Privacy is another issue, as some people “just don’t want corporations knowing every single thing they buy,” Mr. Gee noted.
Concerns About Centralisation Of Power
The sentiment was echoed by Mr. Katter, who warned a shift to a cashless society means Australians would “relinquish our control to a handful of CEOs who run the banks.”
He said this centralisation of power is a “direct threat to individual freedoms.”

“Imagine a scenario where you cannot buy a loaf of bread without the bank’s permission.
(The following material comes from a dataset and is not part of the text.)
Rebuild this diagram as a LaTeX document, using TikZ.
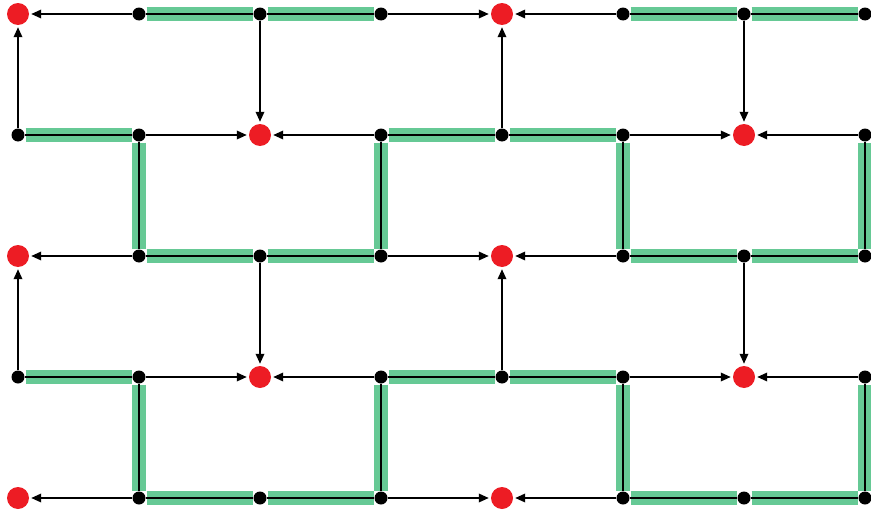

This is not a dystopian fantasy; it is a very real possibility if we allow cash to disappear,” he said in the media release.
He added that removing cash from the equation would exacerbate social inequality and marginalise vulnerable groups, such as elderly citizens, those in remote areas, and individuals without the means or skills to navigate digital platforms.
Some Argued Cashless Society Has Benefits
However, some have argued that the move to a cashless society is inevitable as many countries such as Sweden, Finland, the UK, China, Australia, Japan, and Singapore are among the frontrunners in digital payments.
Meanwhile, Angel Zhong, associate professor of finance at RMIT University, said the “astonishing speed at which Australians have embraced digital payments places the country among the top users of cashless payments globally, surpassing the United States and European countries.”
She argued government legislation is important to reduce the risk of fraudulent activities and money laundering, promote fair competition, and provide data protection.
A cashless society, according to an article published by Walden University in the United States, would enhance convenience, crime prevention, and stability.
“Swiping a credit card or scanning your phone makes buying things quick and simple,” the article noted.
“It’s also convenient for retailers. They don’t have to deposit as much cash every day and can more easily balance their books, since electronic-transfer-based sales can immediately and seamlessly enter computer systems.”